- [What you will do]:
Can you restate the records below word for word?

__________________________________________________

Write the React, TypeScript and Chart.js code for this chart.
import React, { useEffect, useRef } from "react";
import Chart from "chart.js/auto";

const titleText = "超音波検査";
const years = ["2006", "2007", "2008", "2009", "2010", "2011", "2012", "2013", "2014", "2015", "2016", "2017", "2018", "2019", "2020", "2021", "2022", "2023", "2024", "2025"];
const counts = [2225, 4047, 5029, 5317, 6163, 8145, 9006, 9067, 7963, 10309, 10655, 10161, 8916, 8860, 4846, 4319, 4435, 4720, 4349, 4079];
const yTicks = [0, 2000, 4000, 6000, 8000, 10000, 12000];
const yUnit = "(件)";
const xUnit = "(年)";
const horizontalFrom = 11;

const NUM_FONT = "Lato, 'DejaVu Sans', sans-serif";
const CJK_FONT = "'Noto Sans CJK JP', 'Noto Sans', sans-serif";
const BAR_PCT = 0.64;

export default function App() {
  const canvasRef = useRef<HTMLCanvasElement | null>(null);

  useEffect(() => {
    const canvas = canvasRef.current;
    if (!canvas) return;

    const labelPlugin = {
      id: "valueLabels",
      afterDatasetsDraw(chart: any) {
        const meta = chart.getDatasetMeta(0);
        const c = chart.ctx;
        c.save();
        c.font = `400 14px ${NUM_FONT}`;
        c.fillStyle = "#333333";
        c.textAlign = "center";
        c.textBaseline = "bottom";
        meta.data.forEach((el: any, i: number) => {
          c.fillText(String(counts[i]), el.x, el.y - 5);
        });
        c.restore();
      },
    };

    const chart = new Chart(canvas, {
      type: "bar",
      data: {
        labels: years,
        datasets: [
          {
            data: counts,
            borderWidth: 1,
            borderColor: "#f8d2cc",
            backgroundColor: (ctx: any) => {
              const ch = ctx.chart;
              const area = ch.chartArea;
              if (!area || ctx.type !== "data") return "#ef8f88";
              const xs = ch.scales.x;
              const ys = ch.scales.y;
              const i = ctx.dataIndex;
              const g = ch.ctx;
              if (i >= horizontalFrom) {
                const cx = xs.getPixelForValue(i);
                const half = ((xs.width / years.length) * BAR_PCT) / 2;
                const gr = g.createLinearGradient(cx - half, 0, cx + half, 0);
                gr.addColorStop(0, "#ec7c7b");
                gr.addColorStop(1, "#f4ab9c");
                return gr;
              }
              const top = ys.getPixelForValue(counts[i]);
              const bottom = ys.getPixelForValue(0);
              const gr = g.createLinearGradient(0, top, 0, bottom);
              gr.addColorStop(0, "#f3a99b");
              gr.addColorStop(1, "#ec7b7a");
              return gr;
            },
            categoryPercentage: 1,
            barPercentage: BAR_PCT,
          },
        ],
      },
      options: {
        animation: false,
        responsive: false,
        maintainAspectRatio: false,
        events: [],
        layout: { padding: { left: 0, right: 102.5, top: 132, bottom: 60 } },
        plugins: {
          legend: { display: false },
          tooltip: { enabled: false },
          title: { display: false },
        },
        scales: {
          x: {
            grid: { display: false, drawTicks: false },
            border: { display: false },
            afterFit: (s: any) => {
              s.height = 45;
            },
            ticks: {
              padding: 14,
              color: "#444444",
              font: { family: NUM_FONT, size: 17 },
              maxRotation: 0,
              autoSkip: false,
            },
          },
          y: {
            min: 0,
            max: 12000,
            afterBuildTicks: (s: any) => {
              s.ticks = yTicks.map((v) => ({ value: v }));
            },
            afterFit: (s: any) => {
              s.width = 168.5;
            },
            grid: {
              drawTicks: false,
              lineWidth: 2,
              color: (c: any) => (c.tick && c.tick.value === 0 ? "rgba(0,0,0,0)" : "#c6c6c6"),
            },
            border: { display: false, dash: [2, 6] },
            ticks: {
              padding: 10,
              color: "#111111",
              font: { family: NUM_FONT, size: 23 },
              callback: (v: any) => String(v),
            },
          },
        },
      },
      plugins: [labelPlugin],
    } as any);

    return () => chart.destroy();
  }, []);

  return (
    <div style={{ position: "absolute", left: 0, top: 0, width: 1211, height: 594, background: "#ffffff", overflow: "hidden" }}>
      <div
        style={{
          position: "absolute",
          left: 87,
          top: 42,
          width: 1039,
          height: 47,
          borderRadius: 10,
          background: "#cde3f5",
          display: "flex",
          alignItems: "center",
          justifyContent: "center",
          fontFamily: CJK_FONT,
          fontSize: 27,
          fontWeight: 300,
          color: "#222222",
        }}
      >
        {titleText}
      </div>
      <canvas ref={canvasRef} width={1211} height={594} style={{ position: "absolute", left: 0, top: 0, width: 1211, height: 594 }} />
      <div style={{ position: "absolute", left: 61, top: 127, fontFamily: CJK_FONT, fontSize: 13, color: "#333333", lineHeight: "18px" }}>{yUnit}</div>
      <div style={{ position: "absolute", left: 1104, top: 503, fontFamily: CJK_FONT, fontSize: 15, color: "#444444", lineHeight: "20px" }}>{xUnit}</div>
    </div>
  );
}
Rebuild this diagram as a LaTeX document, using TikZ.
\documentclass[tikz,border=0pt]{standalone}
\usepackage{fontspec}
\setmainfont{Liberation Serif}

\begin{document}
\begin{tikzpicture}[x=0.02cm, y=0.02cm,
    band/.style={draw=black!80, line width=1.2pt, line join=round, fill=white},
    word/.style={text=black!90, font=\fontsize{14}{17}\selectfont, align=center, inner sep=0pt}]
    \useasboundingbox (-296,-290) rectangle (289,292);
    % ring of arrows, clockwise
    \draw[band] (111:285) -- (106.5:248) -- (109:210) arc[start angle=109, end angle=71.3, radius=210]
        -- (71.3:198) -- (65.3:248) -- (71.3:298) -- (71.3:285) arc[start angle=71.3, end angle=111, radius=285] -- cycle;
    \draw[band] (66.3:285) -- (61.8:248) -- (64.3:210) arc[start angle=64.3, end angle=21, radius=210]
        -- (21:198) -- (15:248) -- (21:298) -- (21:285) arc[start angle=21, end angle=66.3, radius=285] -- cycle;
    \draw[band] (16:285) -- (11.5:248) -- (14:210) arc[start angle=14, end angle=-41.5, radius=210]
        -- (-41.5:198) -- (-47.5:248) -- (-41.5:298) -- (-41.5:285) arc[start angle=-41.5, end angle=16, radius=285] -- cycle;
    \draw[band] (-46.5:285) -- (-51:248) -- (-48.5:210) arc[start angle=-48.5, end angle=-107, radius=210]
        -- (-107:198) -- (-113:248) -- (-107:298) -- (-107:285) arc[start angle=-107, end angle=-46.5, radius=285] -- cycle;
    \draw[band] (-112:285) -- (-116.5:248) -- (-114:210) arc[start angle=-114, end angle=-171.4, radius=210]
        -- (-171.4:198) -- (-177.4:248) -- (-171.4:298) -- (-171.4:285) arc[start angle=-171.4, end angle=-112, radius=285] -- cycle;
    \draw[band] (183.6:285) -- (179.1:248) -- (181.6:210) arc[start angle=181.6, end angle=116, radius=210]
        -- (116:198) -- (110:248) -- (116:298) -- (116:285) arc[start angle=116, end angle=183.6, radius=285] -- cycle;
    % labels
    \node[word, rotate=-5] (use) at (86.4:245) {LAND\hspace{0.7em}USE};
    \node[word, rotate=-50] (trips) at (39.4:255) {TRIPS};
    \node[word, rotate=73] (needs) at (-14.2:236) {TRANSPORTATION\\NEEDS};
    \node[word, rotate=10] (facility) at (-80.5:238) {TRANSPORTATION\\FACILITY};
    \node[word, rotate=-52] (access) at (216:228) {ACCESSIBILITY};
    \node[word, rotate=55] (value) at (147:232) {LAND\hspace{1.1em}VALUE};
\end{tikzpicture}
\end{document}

__________________________________________________

- [Completed task]:
Write the React, TypeScript and Chart.js code for this chart.
import React, { useEffect, useRef } from "react";
import Chart from "chart.js/auto";

const titleText = "超音波検査";
const years = ["2006", "2007", "2008", "2009", "2010", "2011", "2012", "2013", "2014", "2015", "2016", "2017", "2018", "2019", "2020", "2021", "2022", "2023", "2024", "2025"];
const counts = [2225, 4047, 5029, 5317, 6163, 8145, 9006, 9067, 7963, 10309, 10655, 10161, 8916, 8860, 4846, 4319, 4435, 4720, 4349, 4079];
const yTicks = [0, 2000, 4000, 6000, 8000, 10000, 12000];
const yUnit = "(件)";
const xUnit = "(年)";
const horizontalFrom = 11;

const NUM_FONT = "Lato, 'DejaVu Sans', sans-serif";
const CJK_FONT = "'Noto Sans CJK JP', 'Noto Sans', sans-serif";
const BAR_PCT = 0.64;

export default function App() {
  const canvasRef = useRef<HTMLCanvasElement | null>(null);

  useEffect(() => {
    const canvas = canvasRef.current;
    if (!canvas) return;

    const labelPlugin = {
      id: "valueLabels",
      afterDatasetsDraw(chart: any) {
        const meta = chart.getDatasetMeta(0);
        const c = chart.ctx;
        c.save();
        c.font = `400 14px ${NUM_FONT}`;
        c.fillStyle = "#333333";
        c.textAlign = "center";
        c.textBaseline = "bottom";
        meta.data.forEach((el: any, i: number) => {
          c.fillText(String(counts[i]), el.x, el.y - 5);
        });
        c.restore();
      },
    };

    const chart = new Chart(canvas, {
      type: "bar",
      data: {
        labels: years,
        datasets: [
          {
            data: counts,
            borderWidth: 1,
            borderColor: "#f8d2cc",
            backgroundColor: (ctx: any) => {
              const ch = ctx.chart;
              const area = ch.chartArea;
              if (!area || ctx.type !== "data") return "#ef8f88";
              const xs = ch.scales.x;
              const ys = ch.scales.y;
              const i = ctx.dataIndex;
              const g = ch.ctx;
              if (i >= horizontalFrom) {
                const cx = xs.getPixelForValue(i);
                const half = ((xs.width / years.length) * BAR_PCT) / 2;
                const gr = g.createLinearGradient(cx - half, 0, cx + half, 0);
                gr.addColorStop(0, "#ec7c7b");
                gr.addColorStop(1, "#f4ab9c");
                return gr;
              }
              const top = ys.getPixelForValue(counts[i]);
              const bottom = ys.getPixelForValue(0);
              const gr = g.createLinearGradient(0, top, 0, bottom);
              gr.addColorStop(0, "#f3a99b");
              gr.addColorStop(1, "#ec7b7a");
              return gr;
            },
            categoryPercentage: 1,
            barPercentage: BAR_PCT,
          },
        ],
      },
      options: {
        animation: false,
        responsive: false,
        maintainAspectRatio: false,
        events: [],
        layout: { padding: { left: 0, right: 102.5, top: 132, bottom: 60 } },
        plugins: {
          legend: { display: false },
          tooltip: { enabled: false },
          title: { display: false },
        },
        scales: {
          x: {
            grid: { display: false, drawTicks: false },
            border: { display: false },
            afterFit: (s: any) => {
              s.height = 45;
            },
            ticks: {
              padding: 14,
              color: "#444444",
              font: { family: NUM_FONT, size: 17 },
              maxRotation: 0,
              autoSkip: false,
            },
          },
          y: {
            min: 0,
            max: 12000,
            afterBuildTicks: (s: any) => {
              s.ticks = yTicks.map((v) => ({ value: v }));
            },
            afterFit: (s: any) => {
              s.width = 168.5;
            },
            grid: {
              drawTicks: false,
              lineWidth: 2,
              color: (c: any) => (c.tick && c.tick.value === 0 ? "rgba(0,0,0,0)" : "#c6c6c6"),
            },
            border: { display: false, dash: [2, 6] },
            ticks: {
              padding: 10,
              color: "#111111",
              font: { family: NUM_FONT, size: 23 },
              callback: (v: any) => String(v),
            },
          },
        },
      },
      plugins: [labelPlugin],
    } as any);

    return () => chart.destroy();
  }, []);

  return (
    <div style={{ position: "absolute", left: 0, top: 0, width: 1211, height: 594, background: "#ffffff", overflow: "hidden" }}>
      <div
        style={{
          position: "absolute",
          left: 87,
          top: 42,
          width: 1039,
          height: 47,
          borderRadius: 10,
          background: "#cde3f5",
          display: "flex",
          alignItems: "center",
          justifyContent: "center",
          fontFamily: CJK_FONT,
          fontSize: 27,
          fontWeight: 300,
          color: "#222222",
        }}
      >
        {titleText}
      </div>
      <canvas ref={canvasRef} width={1211} height={594} style={{ position: "absolute", left: 0, top: 0, width: 1211, height: 594 }} />
      <div style={{ position: "absolute", left: 61, top: 127, fontFamily: CJK_FONT, fontSize: 13, color: "#333333", lineHeight: "18px" }}>{yUnit}</div>
      <div style={{ position: "absolute", left: 1104, top: 503, fontFamily: CJK_FONT, fontSize: 15, color: "#444444", lineHeight: "20px" }}>{xUnit}</div>
    </div>
  );
}
Rebuild this diagram as a LaTeX document, using TikZ.
\documentclass[tikz,border=0pt]{standalone}
\usepackage{fontspec}
\setmainfont{Liberation Serif}

\begin{document}
\begin{tikzpicture}[x=0.02cm, y=0.02cm,
    band/.style={draw=black!80, line width=1.2pt, line join=round, fill=white},
    word/.style={text=black!90, font=\fontsize{14}{17}\selectfont, align=center, inner sep=0pt}]
    \useasboundingbox (-296,-290) rectangle (289,292);
    % ring of arrows, clockwise
    \draw[band] (111:285) -- (106.5:248) -- (109:210) arc[start angle=109, end angle=71.3, radius=210]
        -- (71.3:198) -- (65.3:248) -- (71.3:298) -- (71.3:285) arc[start angle=71.3, end angle=111, radius=285] -- cycle;
    \draw[band] (66.3:285) -- (61.8:248) -- (64.3:210) arc[start angle=64.3, end angle=21, radius=210]
        -- (21:198) -- (15:248) -- (21:298) -- (21:285) arc[start angle=21, end angle=66.3, radius=285] -- cycle;
    \draw[band] (16:285) -- (11.5:248) -- (14:210) arc[start angle=14, end angle=-41.5, radius=210]
        -- (-41.5:198) -- (-47.5:248) -- (-41.5:298) -- (-41.5:285) arc[start angle=-41.5, end angle=16, radius=285] -- cycle;
    \draw[band] (-46.5:285) -- (-51:248) -- (-48.5:210) arc[start angle=-48.5, end angle=-107, radius=210]
        -- (-107:198) -- (-113:248) -- (-107:298) -- (-107:285) arc[start angle=-107, end angle=-46.5, radius=285] -- cycle;
    \draw[band] (-112:285) -- (-116.5:248) -- (-114:210) arc[start angle=-114, end angle=-171.4, radius=210]
        -- (-171.4:198) -- (-177.4:248) -- (-171.4:298) -- (-171.4:285) arc[start angle=-171.4, end angle=-112, radius=285] -- cycle;
    \draw[band] (183.6:285) -- (179.1:248) -- (181.6:210) arc[start angle=181.6, end angle=116, radius=210]
        -- (116:198) -- (110:248) -- (116:298) -- (116:285) arc[start angle=116, end angle=183.6, radius=285] -- cycle;
    % labels
    \node[word, rotate=-5] (use) at (86.4:245) {LAND\hspace{0.7em}USE};
    \node[word, rotate=-50] (trips) at (39.4:255) {TRIPS};
    \node[word, rotate=73] (needs) at (-14.2:236) {TRANSPORTATION\\NEEDS};
    \node[word, rotate=10] (facility) at (-80.5:238) {TRANSPORTATION\\FACILITY};
    \node[word, rotate=-52] (access) at (216:228) {ACCESSIBILITY};
    \node[word, rotate=55] (value) at (147:232) {LAND\hspace{1.1em}VALUE};
\end{tikzpicture}
\end{document}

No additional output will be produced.